**Instruction**
Restate the data below word for word. Skip any images it contains.

**Data shown**
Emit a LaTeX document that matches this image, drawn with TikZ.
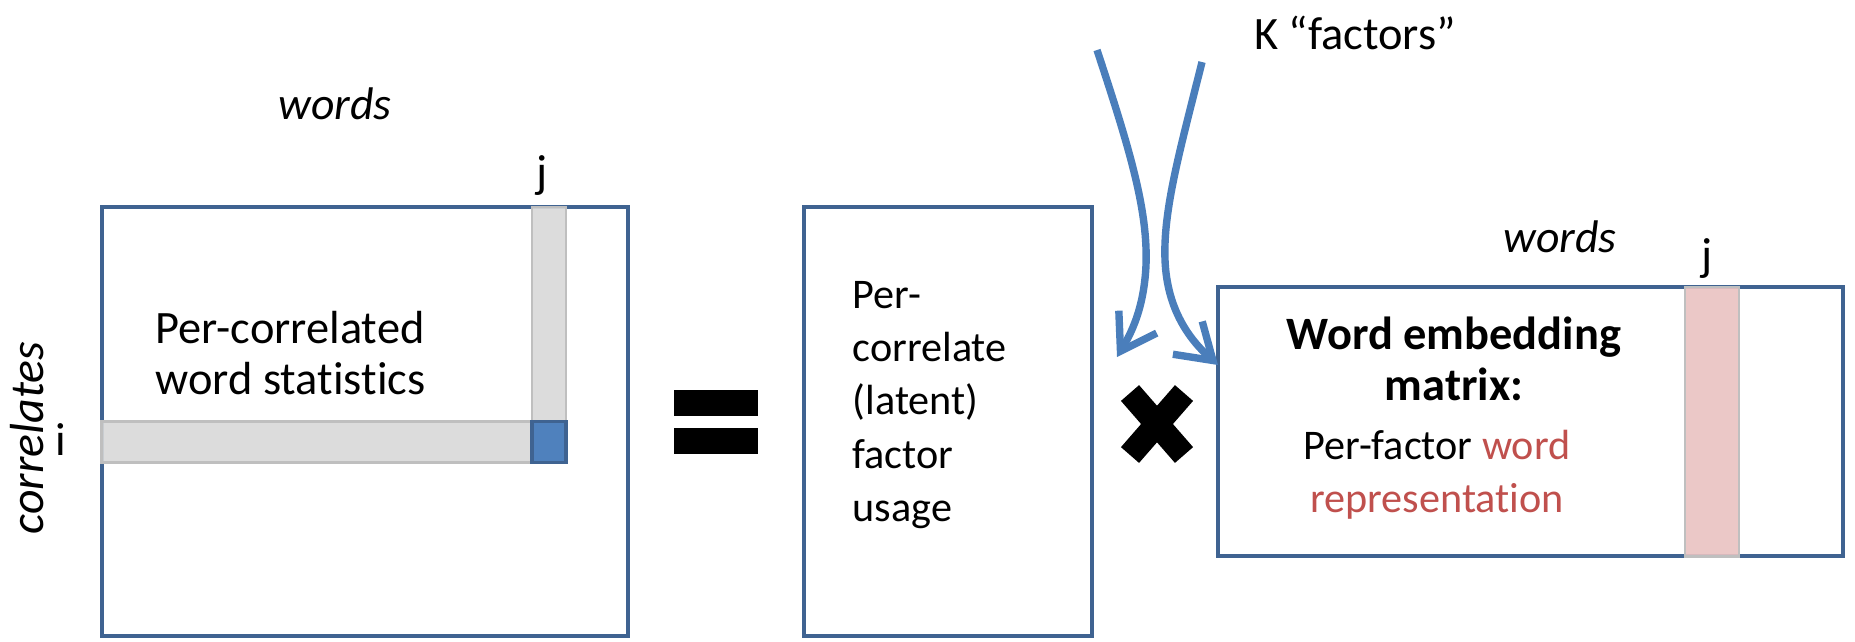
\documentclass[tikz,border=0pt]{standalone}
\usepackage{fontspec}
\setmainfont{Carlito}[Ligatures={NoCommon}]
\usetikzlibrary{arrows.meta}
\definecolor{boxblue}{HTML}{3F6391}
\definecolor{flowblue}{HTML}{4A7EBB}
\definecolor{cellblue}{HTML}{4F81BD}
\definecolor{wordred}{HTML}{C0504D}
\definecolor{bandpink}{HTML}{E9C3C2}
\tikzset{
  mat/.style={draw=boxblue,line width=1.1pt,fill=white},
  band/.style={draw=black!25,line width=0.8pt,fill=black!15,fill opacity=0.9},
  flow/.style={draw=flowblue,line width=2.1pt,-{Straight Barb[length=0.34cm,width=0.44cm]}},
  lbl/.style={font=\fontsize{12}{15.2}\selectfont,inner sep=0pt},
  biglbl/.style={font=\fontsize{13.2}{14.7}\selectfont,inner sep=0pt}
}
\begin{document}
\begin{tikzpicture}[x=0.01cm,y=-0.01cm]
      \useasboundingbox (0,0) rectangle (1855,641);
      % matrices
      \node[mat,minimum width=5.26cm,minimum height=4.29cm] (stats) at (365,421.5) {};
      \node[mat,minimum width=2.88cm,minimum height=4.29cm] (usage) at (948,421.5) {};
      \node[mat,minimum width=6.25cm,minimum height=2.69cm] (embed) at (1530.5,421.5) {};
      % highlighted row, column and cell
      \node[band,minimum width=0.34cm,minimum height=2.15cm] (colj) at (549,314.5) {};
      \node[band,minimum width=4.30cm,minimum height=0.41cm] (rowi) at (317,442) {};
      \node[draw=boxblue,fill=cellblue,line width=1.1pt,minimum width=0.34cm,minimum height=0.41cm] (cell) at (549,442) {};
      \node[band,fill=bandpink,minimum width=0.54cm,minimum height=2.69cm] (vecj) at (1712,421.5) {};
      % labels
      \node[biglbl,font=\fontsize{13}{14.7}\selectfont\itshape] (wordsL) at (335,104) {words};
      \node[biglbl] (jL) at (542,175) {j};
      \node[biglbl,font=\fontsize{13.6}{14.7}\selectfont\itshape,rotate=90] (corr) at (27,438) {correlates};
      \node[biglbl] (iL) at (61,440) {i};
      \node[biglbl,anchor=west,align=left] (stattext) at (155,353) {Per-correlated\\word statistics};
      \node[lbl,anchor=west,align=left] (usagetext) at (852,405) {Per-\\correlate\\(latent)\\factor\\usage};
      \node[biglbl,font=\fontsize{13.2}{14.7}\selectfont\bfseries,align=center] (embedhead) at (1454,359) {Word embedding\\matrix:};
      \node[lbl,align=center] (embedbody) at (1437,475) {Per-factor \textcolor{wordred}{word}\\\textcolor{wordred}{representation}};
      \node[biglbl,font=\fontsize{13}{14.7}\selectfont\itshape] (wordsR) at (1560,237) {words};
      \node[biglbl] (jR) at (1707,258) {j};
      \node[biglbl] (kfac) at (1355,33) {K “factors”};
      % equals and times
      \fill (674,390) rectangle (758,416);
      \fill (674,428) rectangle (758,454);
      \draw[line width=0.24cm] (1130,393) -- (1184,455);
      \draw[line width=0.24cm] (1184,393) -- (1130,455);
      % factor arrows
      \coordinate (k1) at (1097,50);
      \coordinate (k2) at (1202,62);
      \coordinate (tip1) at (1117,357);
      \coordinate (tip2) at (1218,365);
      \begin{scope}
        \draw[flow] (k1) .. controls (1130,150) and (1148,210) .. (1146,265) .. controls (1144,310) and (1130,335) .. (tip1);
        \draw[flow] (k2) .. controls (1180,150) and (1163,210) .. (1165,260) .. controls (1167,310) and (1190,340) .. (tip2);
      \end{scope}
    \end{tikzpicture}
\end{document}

**Task solution**
Emit a LaTeX document that matches this image, drawn with TikZ.
\documentclass[tikz,border=0pt]{standalone}
\usepackage{fontspec}
\setmainfont{Carlito}[Ligatures={NoCommon}]
\usetikzlibrary{arrows.meta}
\definecolor{boxblue}{HTML}{3F6391}
\definecolor{flowblue}{HTML}{4A7EBB}
\definecolor{cellblue}{HTML}{4F81BD}
\definecolor{wordred}{HTML}{C0504D}
\definecolor{bandpink}{HTML}{E9C3C2}
\tikzset{
  mat/.style={draw=boxblue,line width=1.1pt,fill=white},
  band/.style={draw=black!25,line width=0.8pt,fill=black!15,fill opacity=0.9},
  flow/.style={draw=flowblue,line width=2.1pt,-{Straight Barb[length=0.34cm,width=0.44cm]}},
  lbl/.style={font=\fontsize{12}{15.2}\selectfont,inner sep=0pt},
  biglbl/.style={font=\fontsize{13.2}{14.7}\selectfont,inner sep=0pt}
}
\begin{document}
\begin{tikzpicture}[x=0.01cm,y=-0.01cm]
      \useasboundingbox (0,0) rectangle (1855,641);
      % matrices
      \node[mat,minimum width=5.26cm,minimum height=4.29cm] (stats) at (365,421.5) {};
      \node[mat,minimum width=2.88cm,minimum height=4.29cm] (usage) at (948,421.5) {};
      \node[mat,minimum width=6.25cm,minimum height=2.69cm] (embed) at (1530.5,421.5) {};
      % highlighted row, column and cell
      \node[band,minimum width=0.34cm,minimum height=2.15cm] (colj) at (549,314.5) {};
      \node[band,minimum width=4.30cm,minimum height=0.41cm] (rowi) at (317,442) {};
      \node[draw=boxblue,fill=cellblue,line width=1.1pt,minimum width=0.34cm,minimum height=0.41cm] (cell) at (549,442) {};
      \node[band,fill=bandpink,minimum width=0.54cm,minimum height=2.69cm] (vecj) at (1712,421.5) {};
      % labels
      \node[biglbl,font=\fontsize{13}{14.7}\selectfont\itshape] (wordsL) at (335,104) {words};
      \node[biglbl] (jL) at (542,175) {j};
      \node[biglbl,font=\fontsize{13.6}{14.7}\selectfont\itshape,rotate=90] (corr) at (27,438) {correlates};
      \node[biglbl] (iL) at (61,440) {i};
      \node[biglbl,anchor=west,align=left] (stattext) at (155,353) {Per-correlated\\word statistics};
      \node[lbl,anchor=west,align=left] (usagetext) at (852,405) {Per-\\correlate\\(latent)\\factor\\usage};
      \node[biglbl,font=\fontsize{13.2}{14.7}\selectfont\bfseries,align=center] (embedhead) at (1454,359) {Word embedding\\matrix:};
      \node[lbl,align=center] (embedbody) at (1437,475) {Per-factor \textcolor{wordred}{word}\\\textcolor{wordred}{representation}};
      \node[biglbl,font=\fontsize{13}{14.7}\selectfont\itshape] (wordsR) at (1560,237) {words};
      \node[biglbl] (jR) at (1707,258) {j};
      \node[biglbl] (kfac) at (1355,33) {K “factors”};
      % equals and times
      \fill (674,390) rectangle (758,416);
      \fill (674,428) rectangle (758,454);
      \draw[line width=0.24cm] (1130,393) -- (1184,455);
      \draw[line width=0.24cm] (1184,393) -- (1130,455);
      % factor arrows
      \coordinate (k1) at (1097,50);
      \coordinate (k2) at (1202,62);
      \coordinate (tip1) at (1117,357);
      \coordinate (tip2) at (1218,365);
      \begin{scope}
        \draw[flow] (k1) .. controls (1130,150) and (1148,210) .. (1146,265) .. controls (1144,310) and (1130,335) .. (tip1);
        \draw[flow] (k2) .. controls (1180,150) and (1163,210) .. (1165,260) .. controls (1167,310) and (1190,340) .. (tip2);
      \end{scope}
    \end{tikzpicture}
\end{document}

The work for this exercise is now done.